I recall how horrified I was when a youth of my acquaintance, referring to the president, remarked to me how “everyone does it” (i.e., adultery and fornication). I assured her that, no, everyone does not. Still, the lesson a generation — egged on by the media, Hollywood and our largest political party —learned was, “it’s just sex.”
I think it is also entirely probable that, with a focus on governing rather than on interns, a President Dole would have gotten bin Laden before 9/11. Yes, that is speculation. But I have no doubt that he would have signed the Gingrich budgets. The “era of big government” that Bill Clinton proclaimed was over really would have been over. This is a fallen, sinful world, and we would have different problems, but, oh, how much better off would we be today were we to have had those three things: no national sex scandal, no 9/11, and a government living within its means.

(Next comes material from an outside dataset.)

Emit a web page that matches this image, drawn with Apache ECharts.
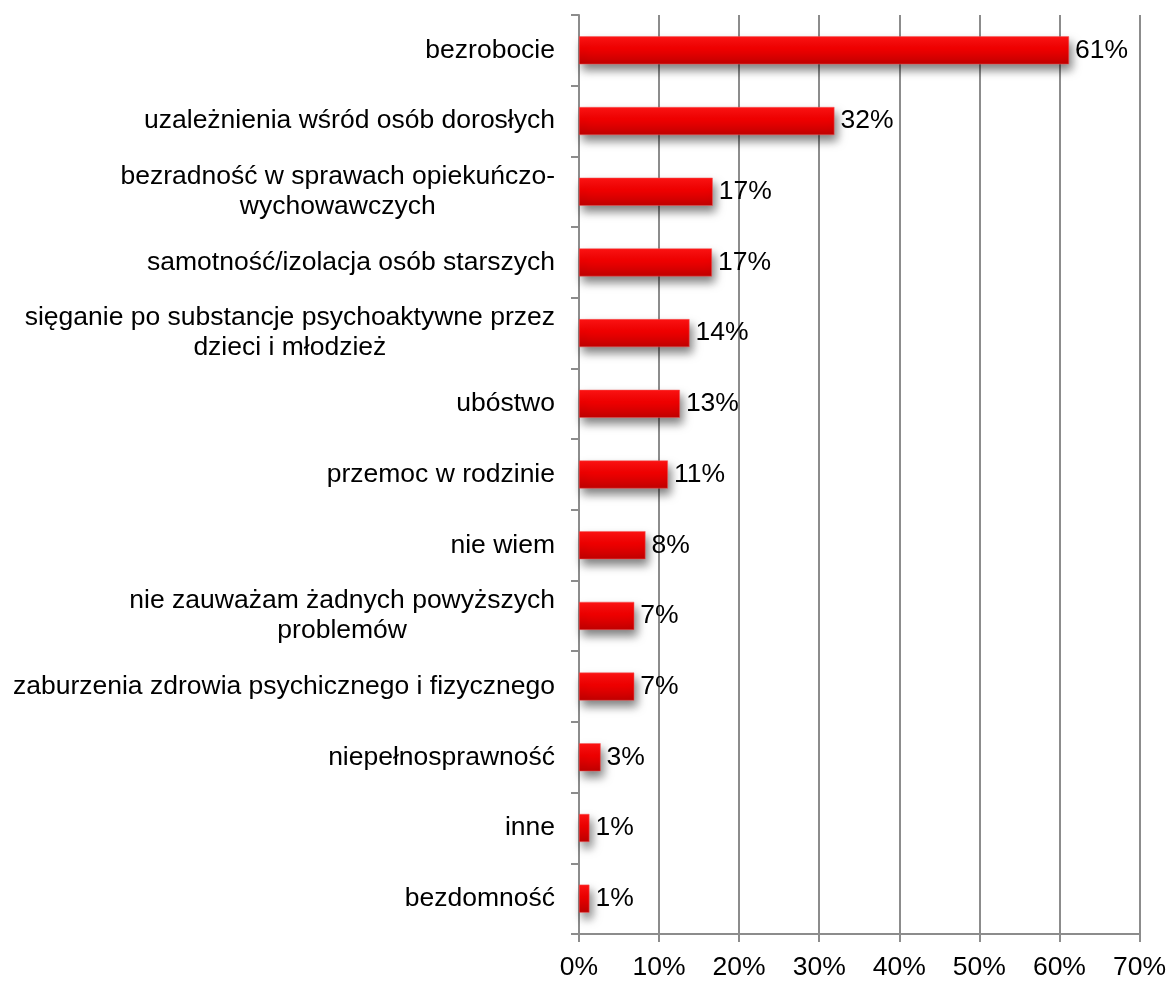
<!DOCTYPE html>
<html>
<head>
<meta charset="utf-8">
<script src="https://cdn.jsdelivr.net/npm/echarts@6.0.0/dist/echarts.min.js"></script>
<style>
  html, body { margin: 0; padding: 0; background: #fff; }
  #chart { width: 1169px; height: 981px; }
</style>
</head>
<body>
<div id="chart"></div>
<script>
// kategorie (od góry)
const categories = [
  'bezrobocie',
  'uzależnienia wśród osób dorosłych',
  'bezradność w sprawach opiekuńczo-\nwychowawczych',
  'samotność/izolacja osób starszych',
  'sięganie po substancje psychoaktywne przez\ndzieci i młodzież',
  'ubóstwo',
  'przemoc w rodzinie',
  'nie wiem',
  'nie zauważam żadnych powyższych\nproblemów',
  'zaburzenia zdrowia psychicznego i fizycznego',
  'niepełnosprawność',
  'inne',
  'bezdomność'
]
const values = [61.2, 31.9, 16.7, 16.6, 13.8, 12.6, 11.1, 8.3, 6.9, 6.9, 2.7, 1.3, 1.3]
const xTicks = [0, 10, 20, 30, 40, 50, 60, 70]

const FONT = "'Liberation Sans', Arial, sans-serif"
const GRAY = '#8c8c8c'

const chart = echarts.init(document.getElementById('chart'))

const option = {
  animation: false,
  grid: {
    left: 579,
    right: 29,
    top: 15,
    bottom: 44
  },
  xAxis: {
    type: 'value',
    min: xTicks[0],
    max: xTicks[xTicks.length - 1],
    interval: 10,
    axisLine: { show: true, lineStyle: { color: GRAY, width: 2 } },
    axisTick: { show: true, length: 8, lineStyle: { color: GRAY, width: 2 } },
    splitLine: { show: true, lineStyle: { color: GRAY, width: 2 } },
    axisLabel: {
      formatter: '{value}%',
      fontSize: 26.5,
      fontFamily: FONT,
      color: '#000',
      margin: 20
    }
  },
  yAxis: {
    type: 'category',
    inverse: true,
    data: categories,
    axisLine: { show: true, lineStyle: { color: GRAY, width: 2 } },
    axisTick: { show: true, length: 8, alignWithLabel: false, lineStyle: { color: GRAY, width: 2 } },
    axisLabel: {
      fontSize: 26.5,
      fontFamily: FONT,
      color: '#000',
      margin: 24,
      lineHeight: 30,
      // każda linia wyśrodkowana w bloku wyrównanym do prawej
      formatter: (v) => v.split('\n').map((s) => '{c|' + s + '}').join('\n'),
      rich: {
        c: { align: 'center', fontSize: 26.5, fontFamily: FONT, color: '#000', lineHeight: 30 }
      }
    }
  },
  series: [
    {
      type: 'bar',
      data: values,
      barWidth: 28,
      itemStyle: {
        color: new echarts.graphic.LinearGradient(0, 0, 0, 1, [
          { offset: 0, color: '#ff1414' },
          { offset: 0.45, color: '#f00000' },
          { offset: 1, color: '#c00000' }
        ]),
        borderColor: '#f25a5a',
        borderWidth: 0.5,
        shadowColor: 'rgba(0,0,0,0.5)',
        shadowBlur: 10,
        shadowOffsetX: 3,
        shadowOffsetY: 6
      },
      label: {
        show: true,
        position: 'right',
        distance: 6,
        formatter: (p) => Math.round(p.value) + '%',
        fontSize: 26.5,
        fontFamily: FONT,
        color: '#000'
      }
    }
  ]
}

chart.setOption(option)
</script>
</body>
</html>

I fondly recall my dad as a huge Dole fan. Dole was elected in 1960 and had quite a distinguished career before gaining the GOP nomination 36 years later. My dad had the habit of watching the nightly news before our family had dinner, and I recall more than once him telling us to be quiet because Dole was on. My dad grew up on a farm in the Great Depression, too, and also knew, as Dole said, “the relative size of a man compared to the lay of the land.” Facts trump dreams.
In remembering Dole, one could highlight his candidacy for vice-president when Ford tapped him for the ticket in 1976 or his moving, heartfelt eulogy at Nixon’s funeral. Also his decades-long rivalry with George H. W. Bush capped by the moving salute he gave at Bush 41’s funeral as he was helped out of his wheelchair. For lighter moments, see his appearance on “Saturday Night Live” with Norm MacDonald or his speech upon receiving the Medal of Freedom from Clinton in January 1997 (“I, Robert J. Dole, do solemnly swear . . . sorry, wrong speech.”)
As an amateur student of history, I do hope he is remembered by future generations in the way other giants of the Senate are remembered. I think he’s up there with Webster, Clay, Calhoun, Rayburn, Dirksen, and Byrd. Regardless of policies and positions, all were great leaders of their generation who faithfully served our country.
Rest in peace, Robert J. Dole, 1923—2021.